Es más, como ser humano en nuestro ánimo de evitar el miedo somos capaces de hacer lo que sea. Tenemos pánico al miedo, y en defensa de ese estatuto, nos polarizamos y nos volvemos extremadamente conservadores cuando nos bombardean mediáticamente con nuevos enemigos cuidadosamente creados y con nuevas amenazas. La guerra busca insaciablemente el diálogo de reptiles. Michael Moore analiza en sus películas de forma clara cómo el miedo es la emoción que mejor funciona para predecir y controlar nuestro comportamiento. Por otro lado, el sobrino de Sigmund Freud y asesor de varios presidentes norteamericanos, Edward Bernays, maestro de las relaciones públicas, sabía muy bien cómo las estrategias publicitarias fácilmente secuestrarían nuestra conciencia que busca insaciablemente seguridad y autoestima ante estímulos que nos lanzan constantemente creándonos una realidad artificiosamente hostil y amenazadora pero tranquilizadora incluso idílica cuando cedemos a sus pretensiones.

En este contexto, cualquier guerra sería pues justificable si hay una buena estrategia publicitaria. Igualmente, la realidad creada y el consecuente estado de opinión fundamenta que niveles exorbitantes de armamento mundial también sean justificables y deseables con el dinero de todos para enviar a nuestros hijos a defender causas que defienden intereses egoístas de terceros vestidas como ataques a nosotros. Las armas de «distracción» masiva y los medios de «incomunicación» son perfectamente funcionales para ese objetivo. ¡Misión cumplida!

La prisa, no obstante, limita el sentido crítico y el distanciamiento que caracteriza el análisis consciente y empático. Ese miedo y esa rabia que generan los flashes mediáticos nos reptilizan y nos secuestran la conciencia. Por otro lado, la digitalización acelera aun más el fastthinking. Brunet dice en Mentes Militarizadas que con el fastthinking denunciado por Antonio Damasio se acelera nuestra reactividad con las situaciones explícitamente violentas. Contrariamente, dado que los procesos mentales de la empatía son mucho más lentos, requieren un tiempo que ya no tenemos para procesarlos.
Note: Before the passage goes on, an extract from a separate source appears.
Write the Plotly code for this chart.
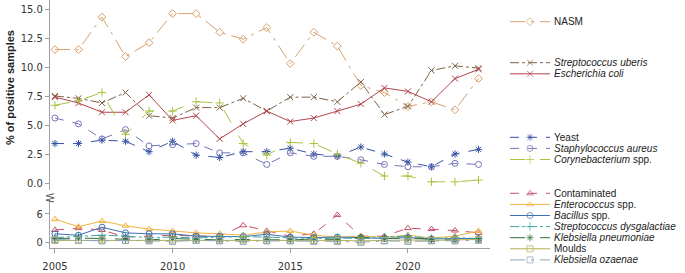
import plotly.graph_objects as go

years = list(range(2005, 2024))

# ---- upper panel series (% of positive samples) ----
nasm = [11.5, 11.5, 14.3, 10.9, 12.1, 14.6, 14.6, 13.0, 12.4, 13.4, 10.3, 13.0, 11.8, 8.4, 7.8, 6.6, 7.0, 6.3, 9.0]
strep_uberis = [7.5, 7.3, 6.9, 7.8, 5.8, 5.6, 6.5, 6.5, 7.3, 6.2, 7.4, 7.4, 7.0, 8.7, 5.9, 6.6, 9.7, 10.1, 9.9]
e_coli = [7.4, 6.9, 6.1, 6.1, 7.6, 5.4, 5.8, 3.8, 5.1, 6.2, 5.3, 5.6, 6.2, 6.8, 8.2, 7.9, 7.0, 9.0, 9.8]
yeast = [3.4, 3.4, 3.7, 3.6, 2.7, 3.6, 2.4, 2.2, 2.7, 2.7, 3.0, 2.5, 2.3, 3.1, 2.5, 1.8, 1.4, 2.5, 2.9]
staph_aureus = [5.6, 5.1, 3.8, 4.6, 3.2, 3.3, 3.4, 2.6, 2.6, 1.6, 2.6, 2.3, 2.3, 2.0, 1.6, 1.4, 1.4, 1.7, 1.6]
corynebacterium = [6.7, 7.1, 7.8, 4.2, 6.2, 6.2, 7.0, 6.9, 3.4, 2.4, 3.5, 3.4, 2.5, 1.7, 0.6, 0.6, 0.1, 0.1, 0.25]

# ---- lower panel series ----
contaminated = [2.6, 3.0, 2.6, 1.1, 1.3, 1.5, 1.3, 1.3, 3.6, 2.4, 1.3, 1.8, 5.8, 1.3, 1.3, 3.0, 2.8, 2.5, 2.0]
enterococcus = [4.9, 3.3, 4.5, 3.5, 2.8, 2.4, 2.0, 1.8, 1.5, 2.2, 2.4, 1.5, 1.1, 1.3, 1.1, 1.5, 0.9, 1.3, 2.4]
bacillus = [1.8, 1.5, 3.2, 2.0, 1.8, 1.8, 1.3, 1.3, 1.2, 1.7, 1.1, 1.0, 1.1, 1.0, 0.8, 1.0, 0.7, 0.8, 0.8]
strep_dysgalactiae = [1.0, 1.3, 1.5, 1.3, 1.0, 1.1, 0.9, 1.1, 1.2, 1.1, 0.9, 0.8, 0.9, 0.8, 1.1, 1.3, 0.8, 1.0, 0.8]
k_pneumoniae = [0.8, 0.9, 0.8, 0.7, 0.5, 0.8, 0.6, 0.5, 0.6, 0.6, 0.5, 0.7, 0.6, 1.0, 0.8, 0.9, 0.6, 0.5, 0.7]
moulds = [0.4, 0.4, 0.5, 0.4, 0.5, 0.5, 0.4, 0.4, 0.5, 0.4, 0.4, 0.4, 0.4, 0.3, 0.4, 0.5, 0.4, 0.5, 0.6]
k_ozaenae = [0.6, 0.5, 0.3, 0.4, 0.3, 0.2, 0.4, 0.3, 0.2, 0.3, 0.3, 0.2, 0.2, 0.0, 0.3, 0.2, 0.3, 0.3, 0.4]

upper_ticks = [0.0, 2.5, 5.0, 7.5, 10.0, 12.5, 15.0]
lower_ticks = [0, 6]
x_ticks = [2005, 2010, 2015, 2020]

# legend label, data, panel
series = [
    ("NASM", nasm, 1),
    ("<i>Streptococcus uberis</i>", strep_uberis, 1),
    ("<i>Escherichia coli</i>", e_coli, 1),
    ("Yeast", yeast, 1),
    ("<i>Staphylococcus aureus</i>", staph_aureus, 1),
    ("<i>Corynebacterium</i> spp.", corynebacterium, 1),
    ("Contaminated", contaminated, 2),
    ("<i>Enterococcus</i> spp.", enterococcus, 2),
    ("<i>Bacillus</i> spp.", bacillus, 2),
    ("<i>Streptococcus dysgalactiae</i>", strep_dysgalactiae, 2),
    ("<i>Klebsiella pneumoniae</i>", k_pneumoniae, 2),
    ("Moulds", moulds, 2),
    ("<i>Klebsiella ozaenae</i>", k_ozaenae, 2),
]

# styles: colour, dash, symbol
styles = [
    ("#d8a06a", "longdashdot", "diamond-open"),
    ("#7f6246", "dashdot", "x-thin-open"),
    ("#b2454d", "solid", "x-thin-open"),
    ("#3452a4", "dash", "asterisk-open"),
    ("#7474b8", "dash", "circle-open"),
    ("#a9c23f", "longdash", "cross-thin-open"),
    ("#c4506a", "dash", "triangle-up-open"),
    ("#f0b443", "solid", "triangle-up-open"),
    ("#3f6fb4", "solid", "circle-open"),
    ("#3fa6a8", "dashdot", "cross-thin-open"),
    ("#2f6d3c", "longdash", "asterisk-open"),
    ("#b3b04c", "solid", "square-open"),
    ("#8ea4bc", "longdashdot", "square-open"),
]

# legend layout (pixel coordinates of legend area)
legend_groups = [1, 2, 3, 7]
group_top = [21.7, 62.7, 137.3, 193.3]
row_gap = 11.1

W, H = 685, 273
ML = 50
plot_w = W - ML
x_dom_end = (490 - ML) / plot_w

fig = go.Figure()

for (name, vals, panel), (col, dash, sym) in zip(series, styles):
    ax = "" if panel == 1 else "2"
    fig.add_trace(go.Scatter(
        x=years, y=vals, mode="lines+markers", name=name,
        xaxis="x" + ax, yaxis="y" + ax,
        line=dict(color=col, width=1, dash=dash),
        marker=dict(symbol=sym, size=6, color=col, line=dict(color=col, width=1)),
        showlegend=False,
    ))

# custom compact legend
rows = []
for g, n in enumerate(legend_groups):
    for i in range(n):
        rows.append(group_top[g] + i * row_gap)

annotations = []
for (name, vals, panel), (col, dash, sym), ry in zip(series, styles, rows):
    fig.add_trace(go.Scatter(
        x=[510, 530, 550], y=[ry, ry, ry], xaxis="x3", yaxis="y3",
        mode="lines+markers", showlegend=False, hoverinfo="skip",
        line=dict(color=col, width=1, dash=dash),
        marker=dict(symbol=sym, size=[0, 6, 0], color=col, line=dict(color=col, width=1)),
    ))
    annotations.append(dict(
        x=552, y=ry, xref="x3", yref="y3", text=name, showarrow=False,
        xanchor="left", yanchor="middle",
        font=dict(family="Liberation Sans, Arial, sans-serif", size=10, color="#222"),
    ))

annotations.append(dict(
    x=(10 - ML) / plot_w, y=(H - 88) / H, xref="paper", yref="paper",
    text="<b>% of positive samples</b>", textangle=-90, showarrow=False,
    xanchor="center", yanchor="middle",
    font=dict(family="Liberation Sans, Arial, sans-serif", size=11, color="#222"),
))
annotations.append(dict(
    x=0, y=(H - 198) / H, xref="paper", yref="paper", text="W", textangle=90,
    showarrow=False, xanchor="center", yanchor="middle",
    font=dict(family="DejaVu Sans Condensed, DejaVu Sans, sans-serif", size=11, color="#555"),
))

tickfont = dict(family="DejaVu Sans Condensed, DejaVu Sans, sans-serif", size=11, color="#333")
xrange = [2005 - 5 / 23.8, 2005 + 440 / 23.8]

fig.update_layout(
    width=W, height=H,
    margin=dict(l=ML, r=0, t=0, b=0),
    paper_bgcolor="white", plot_bgcolor="rgba(0,0,0,0)",
    showlegend=False,
    xaxis=dict(domain=[0, x_dom_end], anchor="y", range=xrange, showticklabels=False,
               showline=False, showgrid=False, zeroline=False, ticks="", matches="x2"),
    yaxis=dict(domain=[(H - 190) / H, 1], anchor="x", range=[(183 - 190) / 11.6, 183 / 11.6],
               tickvals=upper_ticks, ticktext=[f"{v:.1f}" for v in upper_ticks],
               showline=True, linecolor="#a0a0a0", linewidth=1, ticks="outside",
               ticklen=4, tickcolor="#a0a0a0", showgrid=False, zeroline=False,
               tickfont=tickfont),
    xaxis2=dict(domain=[0, x_dom_end], anchor="y2", range=xrange, tickvals=x_ticks,
                showline=True, linecolor="#a0a0a0", linewidth=1, ticks="outside",
                ticklen=4, tickcolor="#a0a0a0", showgrid=False, zeroline=False,
                tickfont=tickfont, ticklabelstandoff=4),
    yaxis2=dict(domain=[(H - 248) / H, (H - 200) / H], anchor="x2",
                range=[(242.3 - 248) / 4.72, (242.3 - 200) / 4.72], tickvals=lower_ticks,
                showline=True, linecolor="#a0a0a0", linewidth=1, ticks="outside",
                ticklen=4, tickcolor="#a0a0a0", showgrid=False, zeroline=False,
                tickfont=tickfont),
    xaxis3=dict(domain=[(500 - ML) / plot_w, 1], anchor="y3", range=[500, W], visible=False,
                fixedrange=True),
    yaxis3=dict(domain=[0, 1], anchor="x3", range=[H, 0], visible=False, fixedrange=True),
    annotations=annotations,
)

fig.write_html("out.html", config={"displayModeBar": False},
               post_script="document.body.style.margin='0px';")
Por tanto, cuando nos demandan una respuesta violenta ante una amenaza, real o construida o ante una situación diaria ese reptil interior no tiene ninguna duda en amplificar la escalada violenta. Ahora bien, necesitamos justo ahí distanciarnos de emociones reptilianas, y tomar contacto con nuestros propios miedos y tratar al menos de reconocerlos. Ese será el inicio para luego poder hacer fluir la empatía y no reaccionar reptilianamente como un autómata.

Por otro lado, una buena actitud serena sumada a una buena red social, comunitaria o familiar de conciencia ética puede contrarrestar los efectos divisiorios o cantos de sirena del entorno mediático que nos grita que seremos como dioses atacando y luego destronándonos ante una posterior distracción mediática. De esta manera, si nos permitimos activar el pensamiento crítico, la sensatez pero también la colaboratividad, la escucha y el dejarse modificar por el otro, el consenso surgirá de manera más natural, pluripartita, integral y, a la vez, sostenible.

Contrariamente, cuando respondemos mecánicamente a las emociones agudas que nos invaden, sean por imágenes mediáticas o por nuestros miedos irracionales, lo único que hacemos es dar comida y oxígeno a nuestro reptil interior ávido de dar rienda suelta a su paranoia y obsesión constante por atacar o esconderse mientras nos jactamos de ser rápidos y cómodos autómatas.

Por lo tanto, estamos cavando la tumba de nuestra verdadera capacidad de afrontar asertivamente un planteamiento maduro y responsable de resolución de conflictos que incorpore la empatía necesaria para encontrar los caminos para la paz sostenible y no una paz muerta o negativa. Estaremos así acallando los procesos sociales, mecanismos colaborativos y elementos mentales que realmente pueden darnos las claves para trabajar por construir una sociedad mejor, más pacífica con inteligencia colectiva e inteligencia emocional.